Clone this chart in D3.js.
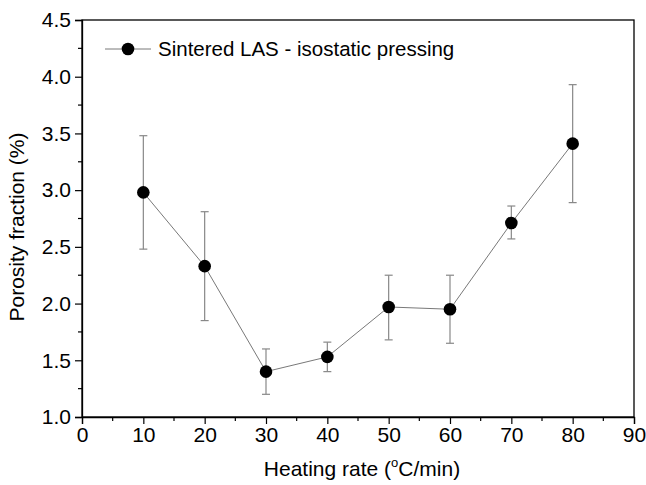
<!DOCTYPE html>
<html>
<head>
<meta charset="utf-8">
<script src="https://cdn.jsdelivr.net/npm/d3@7"></script>
<style>
  body { margin: 0; background: #fff; }
  text { font-family: "Liberation Sans", Arial, sans-serif; fill: #000; }
</style>
</head>
<body>
<svg id="chart" width="646" height="485"></svg>
<script>
// heating rate (°C/min) and porosity fraction (%)
const rates = [10, 20, 30, 40, 50, 60, 70, 80];
const porosity = [2.98, 2.33, 1.40, 1.53, 1.97, 1.95, 2.71, 3.41];
const errLow = [2.48, 1.85, 1.20, 1.40, 1.68, 1.65, 2.57, 2.89];
const errHigh = [3.48, 2.81, 1.60, 1.66, 2.25, 2.25, 2.86, 3.93];
const xTicks = [0, 10, 20, 30, 40, 50, 60, 70, 80, 90];
const yTicks = [1.0, 1.5, 2.0, 2.5, 3.0, 3.5, 4.0, 4.5];

const svg = d3.select("#chart");
const pLeft = 82, pRight = 634, pTop = 20, pBottom = 417;
const fs = "21px";

const x = d3.scaleLinear().domain([0, 90]).range([pLeft, pRight]);
const y = d3.scaleLinear().domain([1.0, 4.5]).range([pBottom, pTop]);

const data = rates.map((r, i) => ({ r: r, p: porosity[i], lo: errLow[i], hi: errHigh[i] }));

// frame
svg.append("rect")
  .attr("x", pLeft).attr("y", pTop)
  .attr("width", pRight - pLeft).attr("height", pBottom - pTop)
  .attr("fill", "none").attr("stroke", "#000").attr("stroke-width", 1.3);

// minor ticks
const xMinor = d3.range(5, 90, 10);
const yMinor = d3.range(1.25, 4.5, 0.5);
svg.append("g").selectAll("line").data(xMinor).join("line")
  .attr("x1", d => x(d)).attr("x2", d => x(d))
  .attr("y1", pBottom).attr("y2", pBottom + 4)
  .attr("stroke", "#000").attr("stroke-width", 1.2);
svg.append("g").selectAll("line").data(yMinor).join("line")
  .attr("x1", pLeft - 4).attr("x2", pLeft)
  .attr("y1", d => y(d)).attr("y2", d => y(d))
  .attr("stroke", "#000").attr("stroke-width", 1.2);

// axes
const xAxis = svg.append("g")
  .attr("transform", "translate(0," + pBottom + ")")
  .call(d3.axisBottom(x).tickValues(xTicks).tickSize(7).tickPadding(3).tickFormat(d3.format("d")));
const yAxis = svg.append("g")
  .attr("transform", "translate(" + pLeft + ",0)")
  .call(d3.axisLeft(y).tickValues(yTicks).tickSize(7).tickPadding(4).tickFormat(d3.format(".1f")));
[xAxis, yAxis].forEach(a => {
  a.attr("font-size", null).attr("font-family", null);
  a.select(".domain").attr("stroke-width", 1.3);
  a.selectAll(".tick line").attr("stroke-width", 1.2);
  a.selectAll("text").style("font-size", fs);
});

// connecting line
svg.append("path").datum(data)
  .attr("fill", "none").attr("stroke", "#555").attr("stroke-width", 0.8)
  .attr("d", d3.line().x(d => x(d.r)).y(d => y(d.p)));

// error bars
const eb = svg.append("g").attr("stroke", "#888").attr("stroke-width", 1.2);
eb.selectAll(".v").data(data).join("line")
  .attr("x1", d => x(d.r)).attr("x2", d => x(d.r))
  .attr("y1", d => y(d.lo)).attr("y2", d => y(d.hi));
eb.selectAll(".t").data(data).join("line")
  .attr("x1", d => x(d.r) - 4).attr("x2", d => x(d.r) + 4)
  .attr("y1", d => y(d.hi)).attr("y2", d => y(d.hi));
eb.selectAll(".b").data(data).join("line")
  .attr("x1", d => x(d.r) - 4).attr("x2", d => x(d.r) + 4)
  .attr("y1", d => y(d.lo)).attr("y2", d => y(d.lo));

// points
svg.append("g").selectAll("circle").data(data).join("circle")
  .attr("cx", d => x(d.r)).attr("cy", d => y(d.p)).attr("r", 6.3)
  .attr("fill", "#000");

// legend
const lg = svg.append("g").attr("transform", "translate(105,49)");
lg.append("line").attr("x1", 0).attr("x2", 46).attr("y1", 0).attr("y2", 0)
  .attr("stroke", "#555").attr("stroke-width", 0.8);
lg.append("circle").attr("cx", 23).attr("cy", 0).attr("r", 6.3).attr("fill", "#000");
lg.append("text").attr("x", 53).attr("y", 7).style("font-size", "20.5px")
  .text("Sintered LAS - isostatic pressing");

// axis titles
const xt = svg.append("text").attr("x", 362).attr("y", 476)
  .attr("text-anchor", "middle").style("font-size", fs);
xt.append("tspan").text("Heating rate (");
xt.append("tspan").style("font-size", "13px").attr("dy", -9).text("o");
xt.append("tspan").attr("dy", 9).text("C/min)");

svg.append("text")
  .attr("transform", "translate(24,227) rotate(-90)")
  .attr("text-anchor", "middle").style("font-size", fs)
  .text("Porosity fraction (%)");
</script>
</body>
</html>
· · · ·
# [Stated exercise]
Return each line of the data, keeping its wording exact and omitting pictures.

# [The completed task]
Clone this chart in D3.js.
<!DOCTYPE html>
<html>
<head>
<meta charset="utf-8">
<script src="https://cdn.jsdelivr.net/npm/d3@7"></script>
<style>
  body { margin: 0; background: #fff; }
  text { font-family: "Liberation Sans", Arial, sans-serif; fill: #000; }
</style>
</head>
<body>
<svg id="chart" width="646" height="485"></svg>
<script>
// heating rate (°C/min) and porosity fraction (%)
const rates = [10, 20, 30, 40, 50, 60, 70, 80];
const porosity = [2.98, 2.33, 1.40, 1.53, 1.97, 1.95, 2.71, 3.41];
const errLow = [2.48, 1.85, 1.20, 1.40, 1.68, 1.65, 2.57, 2.89];
const errHigh = [3.48, 2.81, 1.60, 1.66, 2.25, 2.25, 2.86, 3.93];
const xTicks = [0, 10, 20, 30, 40, 50, 60, 70, 80, 90];
const yTicks = [1.0, 1.5, 2.0, 2.5, 3.0, 3.5, 4.0, 4.5];

const svg = d3.select("#chart");
const pLeft = 82, pRight = 634, pTop = 20, pBottom = 417;
const fs = "21px";

const x = d3.scaleLinear().domain([0, 90]).range([pLeft, pRight]);
const y = d3.scaleLinear().domain([1.0, 4.5]).range([pBottom, pTop]);

const data = rates.map((r, i) => ({ r: r, p: porosity[i], lo: errLow[i], hi: errHigh[i] }));

// frame
svg.append("rect")
  .attr("x", pLeft).attr("y", pTop)
  .attr("width", pRight - pLeft).attr("height", pBottom - pTop)
  .attr("fill", "none").attr("stroke", "#000").attr("stroke-width", 1.3);

// minor ticks
const xMinor = d3.range(5, 90, 10);
const yMinor = d3.range(1.25, 4.5, 0.5);
svg.append("g").selectAll("line").data(xMinor).join("line")
  .attr("x1", d => x(d)).attr("x2", d => x(d))
  .attr("y1", pBottom).attr("y2", pBottom + 4)
  .attr("stroke", "#000").attr("stroke-width", 1.2);
svg.append("g").selectAll("line").data(yMinor).join("line")
  .attr("x1", pLeft - 4).attr("x2", pLeft)
  .attr("y1", d => y(d)).attr("y2", d => y(d))
  .attr("stroke", "#000").attr("stroke-width", 1.2);

// axes
const xAxis = svg.append("g")
  .attr("transform", "translate(0," + pBottom + ")")
  .call(d3.axisBottom(x).tickValues(xTicks).tickSize(7).tickPadding(3).tickFormat(d3.format("d")));
const yAxis = svg.append("g")
  .attr("transform", "translate(" + pLeft + ",0)")
  .call(d3.axisLeft(y).tickValues(yTicks).tickSize(7).tickPadding(4).tickFormat(d3.format(".1f")));
[xAxis, yAxis].forEach(a => {
  a.attr("font-size", null).attr("font-family", null);
  a.select(".domain").attr("stroke-width", 1.3);
  a.selectAll(".tick line").attr("stroke-width", 1.2);
  a.selectAll("text").style("font-size", fs);
});

// connecting line
svg.append("path").datum(data)
  .attr("fill", "none").attr("stroke", "#555").attr("stroke-width", 0.8)
  .attr("d", d3.line().x(d => x(d.r)).y(d => y(d.p)));

// error bars
const eb = svg.append("g").attr("stroke", "#888").attr("stroke-width", 1.2);
eb.selectAll(".v").data(data).join("line")
  .attr("x1", d => x(d.r)).attr("x2", d => x(d.r))
  .attr("y1", d => y(d.lo)).attr("y2", d => y(d.hi));
eb.selectAll(".t").data(data).join("line")
  .attr("x1", d => x(d.r) - 4).attr("x2", d => x(d.r) + 4)
  .attr("y1", d => y(d.hi)).attr("y2", d => y(d.hi));
eb.selectAll(".b").data(data).join("line")
  .attr("x1", d => x(d.r) - 4).attr("x2", d => x(d.r) + 4)
  .attr("y1", d => y(d.lo)).attr("y2", d => y(d.lo));

// points
svg.append("g").selectAll("circle").data(data).join("circle")
  .attr("cx", d => x(d.r)).attr("cy", d => y(d.p)).attr("r", 6.3)
  .attr("fill", "#000");

// legend
const lg = svg.append("g").attr("transform", "translate(105,49)");
lg.append("line").attr("x1", 0).attr("x2", 46).attr("y1", 0).attr("y2", 0)
  .attr("stroke", "#555").attr("stroke-width", 0.8);
lg.append("circle").attr("cx", 23).attr("cy", 0).attr("r", 6.3).attr("fill", "#000");
lg.append("text").attr("x", 53).attr("y", 7).style("font-size", "20.5px")
  .text("Sintered LAS - isostatic pressing");

// axis titles
const xt = svg.append("text").attr("x", 362).attr("y", 476)
  .attr("text-anchor", "middle").style("font-size", fs);
xt.append("tspan").text("Heating rate (");
xt.append("tspan").style("font-size", "13px").attr("dy", -9).text("o");
xt.append("tspan").attr("dy", 9).text("C/min)");

svg.append("text")
  .attr("transform", "translate(24,227) rotate(-90)")
  .attr("text-anchor", "middle").style("font-size", fs)
  .text("Porosity fraction (%)");
</script>
</body>
</html>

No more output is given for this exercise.